__WHAT IS NEEDED__. Look through the listing below for the line containing "Write the seaborn". Copy it and each line after it up to and including the line containing "2.458, 2.432, 2.355, 2.405, 2.387, 2.380]", exactly, leaving out pictures.

↓↓↓

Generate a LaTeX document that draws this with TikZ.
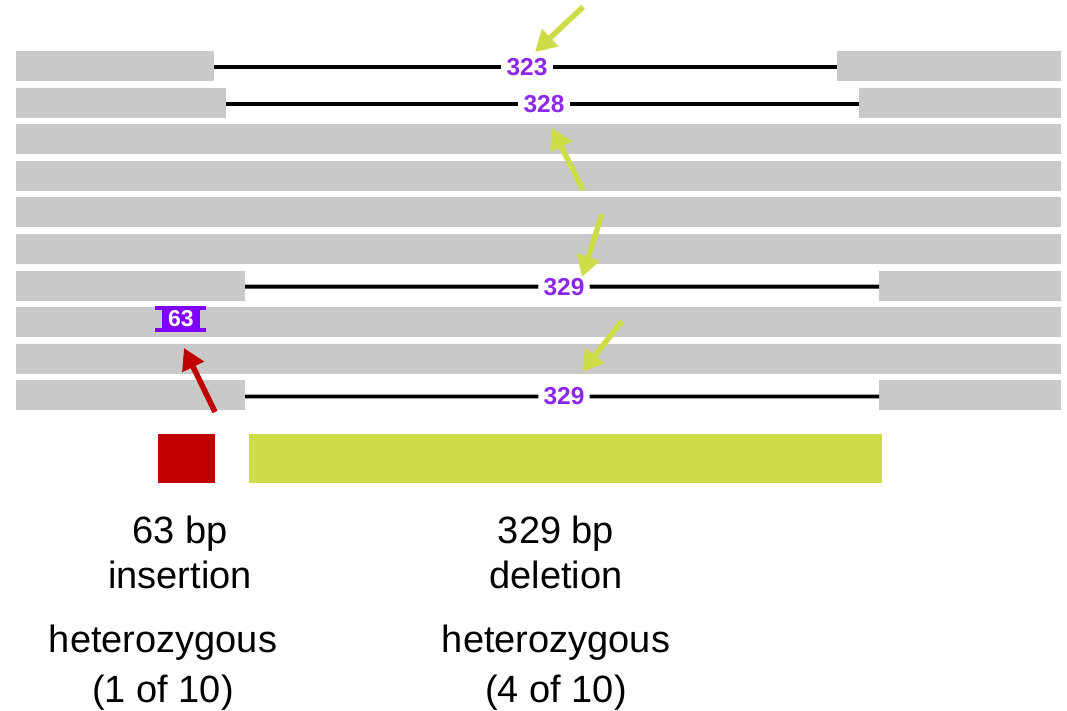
\documentclass[tikz,border=0pt]{standalone}
\usepackage{fontspec}
\setmainfont{Liberation Sans}
\usetikzlibrary{arrows.meta}
\definecolor{readgray}{RGB}{201,201,201}
\definecolor{sizeviolet}{RGB}{140,40,235}
\definecolor{insviolet}{RGB}{127,0,255}
\definecolor{delgreen}{RGB}{205,220,71}
\definecolor{insred}{RGB}{192,0,0}
\tikzset{
  read/.style={fill=readgray},
  gapline/.style={line width=3.8pt, black},
  sizelabel/.style={fill=white, text=sizeviolet, inner xsep=5pt, inner ysep=1pt,
    font=\fontsize{24.5}{24.5}\selectfont\bfseries},
  badge/.style={fill=insviolet, text=white, minimum width=38pt, minimum height=26pt,
    inner sep=0pt, font=\fontsize{23}{23}\selectfont\bfseries},
  pointer/.style={line width=5.5pt, -{Triangle[length=21pt,width=23pt]}},
  caption/.style={anchor=base, inner sep=0pt, font=\fontsize{38}{46}\selectfont},
}

\begin{document}
\begin{tikzpicture}[x=1pt,y=-1pt]
  \useasboundingbox (0,0) rectangle (1067,710);
  % reads without the deletion
  \foreach \r in {3,4,5,6,8,9}
    \fill[read] (16,{51+(\r-1)*36.6}) rectangle (1061,{81+(\r-1)*36.6});
  % reads with the deletion: row/left end/right start
  \foreach \r/\a/\b in {1/214/837, 2/226/859, 7/245/879, 10/245/879} {
    \fill[read] (16,{51+(\r-1)*36.6}) rectangle (\a,{81+(\r-1)*36.6});
    \fill[read] (\b,{51+(\r-1)*36.6}) rectangle (1061,{81+(\r-1)*36.6});
    \coordinate (l\r) at (\a,{67+(\r-1)*36.6});
    \coordinate (r\r) at (\b,{67+(\r-1)*36.6});
  }
  \node[sizelabel] (d1) at (527,67) {323};
  \node[sizelabel] (d2) at (544,103.6) {328};
  \node[sizelabel] (d7) at (564,286.6) {329};
  \node[sizelabel] (d10) at (564,396.4) {329};
  \draw[gapline] (l1) -- (d1) -- (r1);
  \draw[gapline] (l2) -- (d2) -- (r2);
  \draw[gapline] (l7) -- (d7) -- (r7);
  \draw[gapline] (l10) -- (d10) -- (r10);
  % insertion mark
  \node[badge] (ins) at (181,319) {63};
  \fill[insviolet] ([xshift=-7pt]ins.north west) rectangle ([xshift=6pt,yshift=-4pt]ins.north east);
  \fill[insviolet] ([xshift=-7pt,yshift=4pt]ins.south west) rectangle ([xshift=6pt]ins.south east);
  % pointers
  \coordinate (g1) at (583,7);    \coordinate (g1tip) at (535,52);
  \coordinate (g2) at (583,190);  \coordinate (g2tip) at (552,128);
  \coordinate (g3) at (602,214);  \coordinate (g3tip) at (582,277);
  \coordinate (g4) at (622,321);  \coordinate (g4tip) at (582,372);
  \coordinate (rd) at (215,412);  \coordinate (rdtip) at (184,348);
  \draw[pointer, delgreen] (g1) -- (g1tip);
  \draw[pointer, delgreen] (g2) -- (g2tip);
  \draw[pointer, delgreen] (g3) -- (g3tip);
  \draw[pointer, delgreen] (g4) -- (g4tip);
  \draw[pointer, insred] (rd) -- (rdtip);
  % bars
  \fill[insred] (158,434) rectangle (215,483);
  \fill[delgreen] (249,434) rectangle (882,483);
  % captions
  \node[caption] (ins1) at (180,543) {63 bp};
  \node[caption] (ins2) at (180,588) {insertion};
  \node[caption] (ins3) at (163,652) {heterozygous};
  \node[caption] (ins4) at (163,702) {(1 of 10)};
  \node[caption] (del1) at (556,543) {329 bp};
  \node[caption] (del2) at (556,588) {deletion};
  \node[caption] (del3) at (556,652) {heterozygous};
  \node[caption] (del4) at (556,702) {(4 of 10)};
\end{tikzpicture}
\end{document}
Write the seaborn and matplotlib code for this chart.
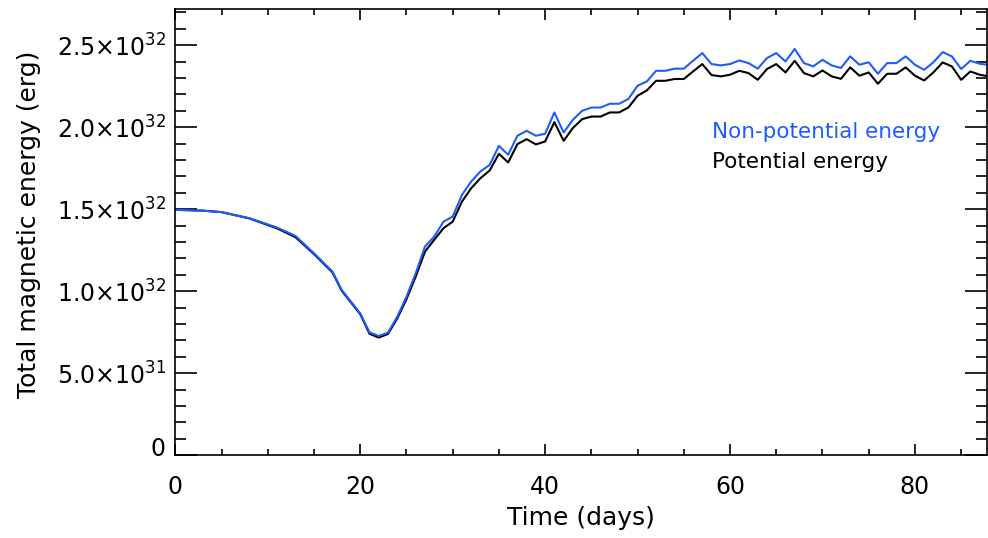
import matplotlib
matplotlib.use("Agg")
import matplotlib.pyplot as plt
import matplotlib.transforms as mtransforms
from matplotlib.ticker import MultipleLocator, FixedLocator, FuncFormatter
import seaborn as sns
import pandas as pd

# Time samples (days)
days = [0, 3, 5, 8, 11, 13, 15, 17, 18, 20, 21, 22, 23, 24, 25, 26,
        27, 28, 29, 30, 31, 32, 33, 34, 35, 36, 37, 38, 39, 40, 41, 42,
        43, 44, 45, 46, 47, 48, 49, 50, 51, 52, 53, 54, 55, 56, 57, 58,
        59, 60, 61, 62, 63, 64, 65, 66, 67, 68, 69, 70, 71, 72, 73, 74,
        75, 76, 77, 78, 79, 80, 81, 82, 83, 84, 85, 86, 87, 88]

# Total magnetic energy, in units of 1e32 erg
non_potential = [1.496, 1.491, 1.482, 1.445, 1.388, 1.337, 1.231, 1.119,
                 1.007, 0.865, 0.749, 0.727, 0.747, 0.844, 0.966, 1.109,
                 1.272, 1.333, 1.424, 1.455, 1.587, 1.669, 1.730, 1.770,
                 1.886, 1.832, 1.948, 1.978, 1.948, 1.960, 2.090, 1.968,
                 2.045, 2.100, 2.120, 2.120, 2.143, 2.143, 2.172, 2.253,
                 2.279, 2.344, 2.344, 2.357, 2.357, 2.405, 2.452, 2.385,
                 2.377, 2.385, 2.407, 2.391, 2.357, 2.422, 2.452, 2.401,
                 2.477, 2.391, 2.371, 2.411, 2.377, 2.361, 2.432, 2.381,
                 2.396, 2.326, 2.391, 2.391, 2.432, 2.381, 2.350, 2.396,
                 2.458, 2.432, 2.355, 2.405, 2.387, 2.380]

potential = [1.496, 1.491, 1.482, 1.444, 1.383, 1.329, 1.226, 1.114,
             1.002, 0.860, 0.740, 0.717, 0.739, 0.834, 0.951, 1.089,
             1.241, 1.313, 1.384, 1.424, 1.546, 1.628, 1.689, 1.736,
             1.838, 1.785, 1.897, 1.927, 1.895, 1.913, 2.031, 1.917,
             1.995, 2.049, 2.065, 2.065, 2.090, 2.090, 2.120, 2.192,
             2.224, 2.283, 2.283, 2.294, 2.294, 2.340, 2.385, 2.318,
             2.310, 2.320, 2.344, 2.330, 2.289, 2.355, 2.385, 2.334,
             2.405, 2.330, 2.310, 2.346, 2.310, 2.295, 2.365, 2.314,
             2.334, 2.265, 2.326, 2.326, 2.365, 2.314, 2.285, 2.334,
             2.395, 2.371, 2.289, 2.340, 2.320, 2.310]

series_names = ["Non-potential energy", "Potential energy"]
series_colors = ["#1f5cff", "#000000"]

y_ticks = [0.0, 0.5, 1.0, 1.5, 2.0, 2.5]
y_tick_labels = ["0", r"$5.0{\times}10^{31}$", r"$1.0{\times}10^{32}$",
                 r"$1.5{\times}10^{32}$", r"$2.0{\times}10^{32}$",
                 r"$2.5{\times}10^{32}$"]

df = pd.DataFrame({
    "day": days * 2,
    "energy": non_potential + potential,
    "kind": [series_names[0]] * len(days) + [series_names[1]] * len(days),
})

sns.set_style("ticks")
plt.rcParams["font.family"] = ["DejaVu Sans"]
plt.rcParams["mathtext.default"] = "regular"

fig = plt.figure(figsize=(9.88, 5.38), dpi=100)
ax = fig.add_axes([0.1775, 0.154, 0.8215, 0.829])

sns.lineplot(data=df, x="day", y="energy", hue="kind",
             hue_order=series_names[::-1],
             palette={series_names[0]: series_colors[0],
                      series_names[1]: series_colors[1]},
             linewidth=1.5, legend=False, ax=ax, sort=False)

ax.set_xlim(0, 87.8)
ax.set_ylim(0, 2.72)

ax.xaxis.set_major_locator(MultipleLocator(20))
ax.xaxis.set_minor_locator(MultipleLocator(5))
ax.yaxis.set_major_locator(FixedLocator(y_ticks))
ax.yaxis.set_minor_locator(MultipleLocator(0.1))
ax.yaxis.set_major_formatter(FuncFormatter(lambda v, p: y_tick_labels[p]))
ax.xaxis.set_major_formatter(FuncFormatter(lambda v, p: f"{int(v)}"))

for side in ["top", "right", "bottom", "left"]:
    ax.spines[side].set_visible(True)
    ax.spines[side].set_linewidth(1.2)
    ax.spines[side].set_color("black")

ax.tick_params(axis="both", which="both", direction="in",
               top=True, right=True, color="black", width=1.2,
               labelsize=17, labelcolor="black")
ax.tick_params(axis="x", which="major", length=8, pad=14)
ax.tick_params(axis="x", which="minor", length=4)
ax.tick_params(axis="y", which="major", length=16, pad=7)
ax.tick_params(axis="y", which="minor", length=8)

ax.set_xlabel("Time (days)", fontsize=18, color="black")
ax.set_ylabel("Total magnetic energy (erg)", fontsize=18, color="black")
ax.xaxis.set_label_coords(0.5, -0.115)
ax.yaxis.set_label_coords(-0.165, 0.518)

ax.text(0.661, 0.710, series_names[0], transform=ax.transAxes,
        color=series_colors[0], fontsize=15.5, va="baseline", ha="left")
ax.text(0.661, 0.6435, series_names[1], transform=ax.transAxes,
        color=series_colors[1], fontsize=15.5, va="baseline", ha="left")

# lift the plain "0" on the energy axis a little, as exponent labels sit lower
fig.canvas.draw()
zero_label = ax.yaxis.get_major_ticks()[0].label1
zero_label.set_transform(zero_label.get_transform() +
                         mtransforms.ScaledTranslation(0, 6 / 72, fig.dpi_scale_trans))

fig.savefig("out.png", dpi=100)
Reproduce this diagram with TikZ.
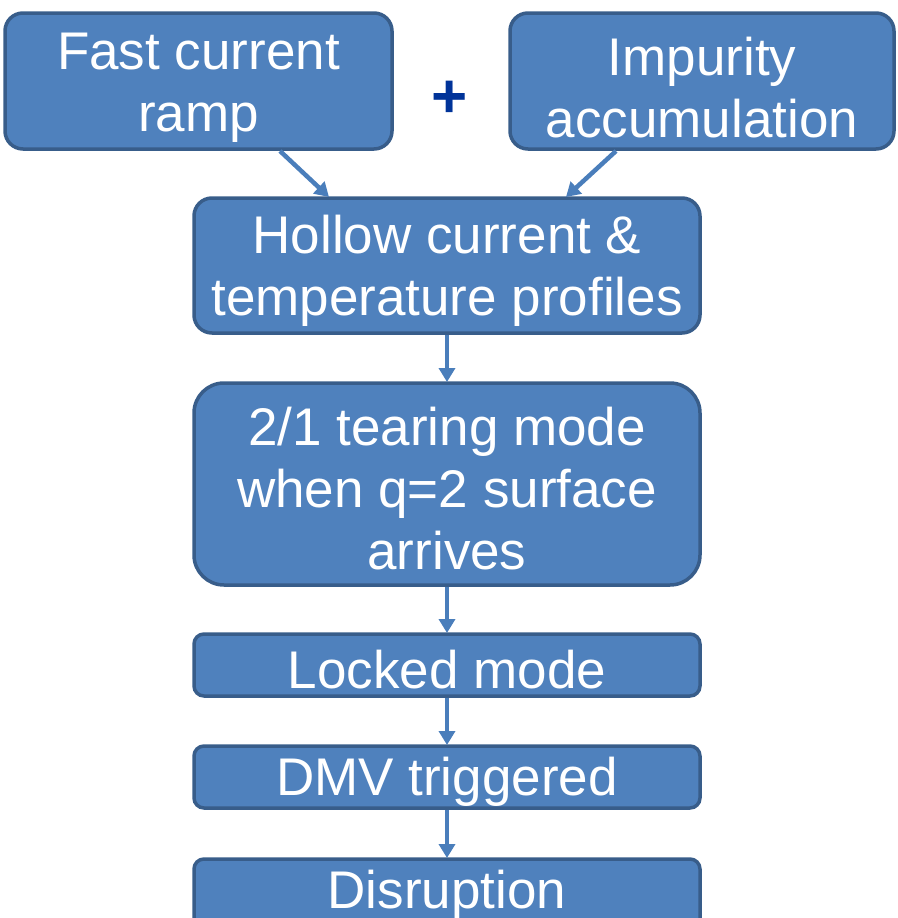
\documentclass[tikz,border=0pt]{standalone}
\usepackage{fontspec}
\setmainfont{Liberation Sans}
\usetikzlibrary{arrows.meta}
\definecolor{boxfill}{HTML}{4F81BD}
\definecolor{boxline}{HTML}{385D8A}
\definecolor{arr}{HTML}{4A7EBB}
\definecolor{plusc}{HTML}{003399}
\begin{document}
\begin{tikzpicture}[x=1pt,y=-1pt,
  flowbox/.style={draw=boxline,fill=boxfill,line width=3.5pt,rounded corners=18pt},
  lbl/.style={text=white,font=\fontsize{53}{62}\selectfont,align=center,inner sep=0pt},
  conn/.style={draw=arr,line width=4.5pt,-{Triangle[width=16pt,length=14pt]}}]
\useasboundingbox (0,0) rectangle (897,918);
\clip (0,0) rectangle (897,918);
\draw[flowbox] (5,13) rectangle (392,149);
\node[lbl] (a) at (198.5,88) {Fast current\\ramp};
\draw[flowbox] (510,13) rectangle (894,149);
\node[lbl] (b) at (702,88) {Impurity\\accumulation};
\node[text=plusc,font=\fontsize{62}{62}\selectfont\bfseries] (plus) at (450,99) {+};
\draw[flowbox] (194,198) rectangle (700,333);
\node[lbl] (c) at (447,271) {Hollow current \&\\temperature profiles};
\draw[flowbox,rounded corners=30pt] (194,383) rectangle (700,585);
\node[lbl] (d) at (447,489) {2/1 tearing mode\\when q=2 surface\\arrives};
\draw[flowbox,rounded corners=10pt] (194,634) rectangle (700,696);
\node[lbl] (e) at (447,670) {Locked mode};
\draw[flowbox,rounded corners=10pt] (194,746) rectangle (700,808);
\node[lbl] (f) at (447,782) {DMV triggered};
\draw[flowbox,rounded corners=10pt] (194,859) rectangle (700,960);
\node[lbl] (g) at (447,895) {Disruption};
\coordinate (a1) at (280,151);
\coordinate (a2) at (329,197);
\coordinate (b1) at (616,151);
\coordinate (b2) at (566,197);
\coordinate (c1) at (447,335);
\coordinate (c2) at (447,382);
\coordinate (d1) at (447,587);
\coordinate (d2) at (447,633);
\coordinate (e1) at (447,698);
\coordinate (e2) at (447,745);
\coordinate (f1) at (447,810);
\coordinate (f2) at (447,858);
\draw[conn] (a1) -- (a2);
\draw[conn] (b1) -- (b2);
\draw[conn] (c1) -- (c2);
\draw[conn] (d1) -- (d2);
\draw[conn] (e1) -- (e2);
\draw[conn] (f1) -- (f2);
\end{tikzpicture}
\end{document}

↑↑↑

__RESPONSE__.
Write the seaborn and matplotlib code for this chart.
import matplotlib
matplotlib.use("Agg")
import matplotlib.pyplot as plt
import matplotlib.transforms as mtransforms
from matplotlib.ticker import MultipleLocator, FixedLocator, FuncFormatter
import seaborn as sns
import pandas as pd

# Time samples (days)
days = [0, 3, 5, 8, 11, 13, 15, 17, 18, 20, 21, 22, 23, 24, 25, 26,
        27, 28, 29, 30, 31, 32, 33, 34, 35, 36, 37, 38, 39, 40, 41, 42,
        43, 44, 45, 46, 47, 48, 49, 50, 51, 52, 53, 54, 55, 56, 57, 58,
        59, 60, 61, 62, 63, 64, 65, 66, 67, 68, 69, 70, 71, 72, 73, 74,
        75, 76, 77, 78, 79, 80, 81, 82, 83, 84, 85, 86, 87, 88]

# Total magnetic energy, in units of 1e32 erg
non_potential = [1.496, 1.491, 1.482, 1.445, 1.388, 1.337, 1.231, 1.119,
                 1.007, 0.865, 0.749, 0.727, 0.747, 0.844, 0.966, 1.109,
                 1.272, 1.333, 1.424, 1.455, 1.587, 1.669, 1.730, 1.770,
                 1.886, 1.832, 1.948, 1.978, 1.948, 1.960, 2.090, 1.968,
                 2.045, 2.100, 2.120, 2.120, 2.143, 2.143, 2.172, 2.253,
                 2.279, 2.344, 2.344, 2.357, 2.357, 2.405, 2.452, 2.385,
                 2.377, 2.385, 2.407, 2.391, 2.357, 2.422, 2.452, 2.401,
                 2.477, 2.391, 2.371, 2.411, 2.377, 2.361, 2.432, 2.381,
                 2.396, 2.326, 2.391, 2.391, 2.432, 2.381, 2.350, 2.396,
                 2.458, 2.432, 2.355, 2.405, 2.387, 2.380]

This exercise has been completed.